RAW STORY– Yesterday, we brought you the insurance company that wouldn’t insure a 17-pound infant because he was too heavy. Today, we bring you the investment bank that manages to double its bonuses during the worst recession since the Great Depression.
On Thursday, Goldman Sachs will announce the firm’s bonus payments for 2009. Analysts expect the bonus pool to mushroom to $23 billion — double the bonus pool paid to employees in 2008. Earlier this year, Goldman Sachs said that it had put aside $11.4 billion for bonuses during the first half of the year.
“The absolute size of compensation payouts will rise significantly,” Keith Horowitz, an analyst at Citigroup, wrote in a note to clients two weeks ago, highlighted by Andrew Sorkin in The New York Times‘ dealbook column Tuesday.
How much is $23,000,000,000?
For one thing, it’s enough to send 460,000 full paying students to Harvard University for one year, or 115,000 for four years.

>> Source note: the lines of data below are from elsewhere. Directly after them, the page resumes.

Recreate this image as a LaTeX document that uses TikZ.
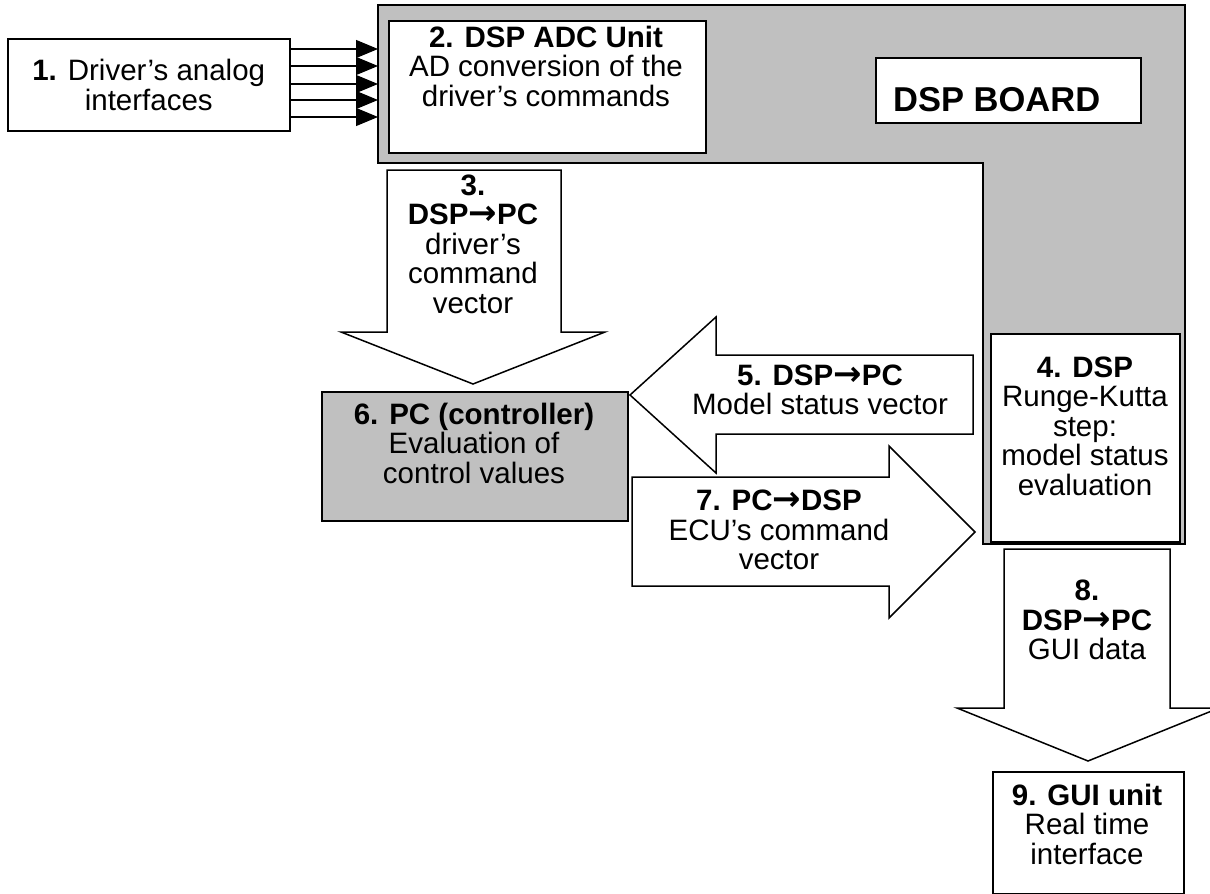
\documentclass[tikz,border=0pt]{standalone}
\usepackage{fontspec}
\setmainfont{Liberation Sans}
\newfontfamily\arrfont{DejaVu Sans}
\usetikzlibrary{arrows.meta}
\definecolor{boardgray}{RGB}{192,192,192}
\newcommand{\fs}{\fontsize{29.5}{29.5}\selectfont}
\newcommand{\ra}{{\arrfont\bfseries\fontsize{34}{29.5}\selectfont →}}
\tikzset{
  box/.style={draw, line width=1.5pt, fill=white, inner sep=0pt},
  graybox/.style={box, fill=boardgray},
  txt/.style={align=center, font=\fs, inner sep=0pt},
  blockarrow/.style={draw, line width=1.5pt, fill=white, line join=miter},
  sig/.style={line width=1.2pt, -{Triangle[length=22pt,width=18pt]}}
}
\begin{document}
\begin{tikzpicture}[x=1pt,y=-1pt]
\clip (0,0) rectangle (1210,894);
\fill[white] (0,0) rectangle (1210,894);
% DSP board (L shape)
\draw[line width=1.5pt, fill=boardgray] (378,5) -- (1185,5) -- (1185,544) -- (983,544) -- (983,163) -- (378,163) -- cycle;
\coordinate (boardleft) at (378,0);
% box 1
\node[box, minimum width=282pt, minimum height=92pt, anchor=north west, txt] (b1) at (7,38) {\textbf{1.} Driver’s analog\\interfaces};
% box 2
\node[box, minimum width=317pt, minimum height=132pt, anchor=north west] (b2) at (388,20) {};
\node[txt] (t2) at (546,66) {\textbf{2. DSP ADC Unit}\\AD conversion of the\\driver’s commands};
% board label
\node[box, minimum width=265pt, minimum height=65pt, anchor=north west] (bl) at (875,57) {};
\node[txt, anchor=west, font=\fontsize{34.5}{34.5}\selectfont] (tbl) at (893,100) {\textbf{DSP BOARD}};
% signal arrows
\foreach \yy in {49,66,84,100,117}
  \draw[sig] (b1.east |- 0,\yy) -- (boardleft |- 0,\yy);
% arrow 3
\draw[blockarrow] (387,170) -- (561,170) -- (561,332) -- (605,332) -- (473,384) -- (341,332) -- (387,332) -- cycle;
\node[txt] (t3) at (473,244) {\textbf{3.}\\\textbf{DSP\ra PC}\\driver’s\\command\\vector};
% box 6
\node[graybox, minimum width=306pt, minimum height=129pt, anchor=north west] (b6) at (321,391) {};
\node[txt] (t6) at (474,443) {\textbf{6. PC (controller)}\\Evaluation of\\control values};
% arrow 5
\draw[blockarrow] (973,355) -- (973,434) -- (716,434) -- (716,473) -- (630,395) -- (716,317) -- (716,355) -- cycle;
\node[txt] (t5) at (820,390) {\textbf{5. DSP\ra PC}\\Model status vector};
% box 4
\node[box, minimum width=189pt, minimum height=208pt, anchor=north west] (b4) at (990,333) {};
\node[txt] (t4) at (1085,426) {\textbf{4. DSP}\\Runge-Kutta\\step:\\model status\\evaluation};
% arrow 7
\draw[blockarrow] (632,477) -- (889,477) -- (889,446) -- (975,532) -- (889,618) -- (889,586) -- (632,586) -- cycle;
\node[txt] (t7) at (779,530) {\textbf{7. PC\ra DSP}\\ECU’s command\\vector};
% arrow 8
\draw[blockarrow] (1004,549) -- (1170,549) -- (1170,708) -- (1219,708) -- (1088,761) -- (957,708) -- (1004,708) -- cycle;
\node[txt] (t8) at (1087,620) {\textbf{8.}\\\textbf{DSP\ra PC}\\GUI data};
% box 9
\node[box, minimum width=191pt, minimum height=122pt, anchor=north west] (b9) at (992,771) {};
\node[txt] (t9) at (1087,824) {\textbf{9. GUI unit}\\Real time\\interface};
\end{tikzpicture}
\end{document}
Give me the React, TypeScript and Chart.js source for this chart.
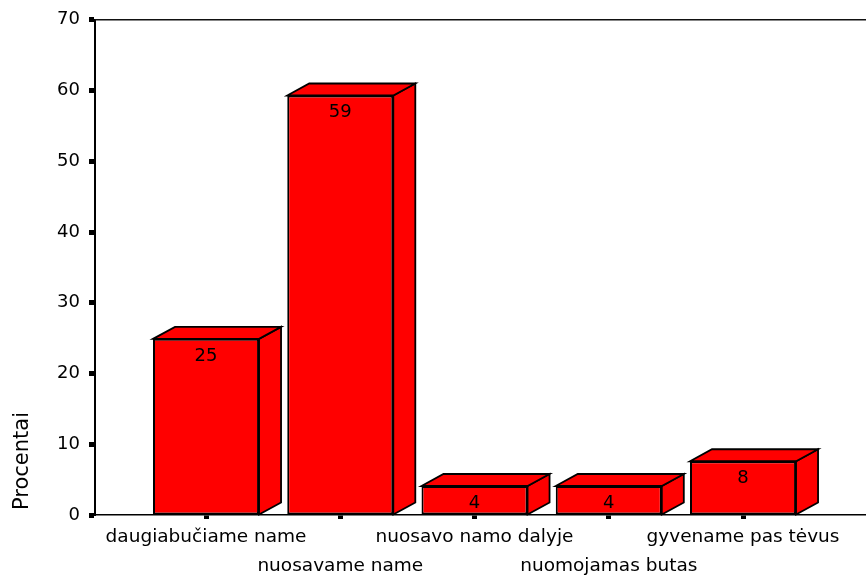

It’s enough to pay the health insurance premium for the average American family ($13,375) 1.7 million times.
It’s enough to upgrade 191 million computers to Windows 7 operating system (priced at $119.99), or to buy 115 million iPhones at $199.99 (provided the recipient was willing to sign a two-year contract).
Or, apparently, it’s enough to reward the employees of Goldman Sachs for a bonanza trading year, at a firm where average employee compensation was recently $622,000 — and likely to be greater this year.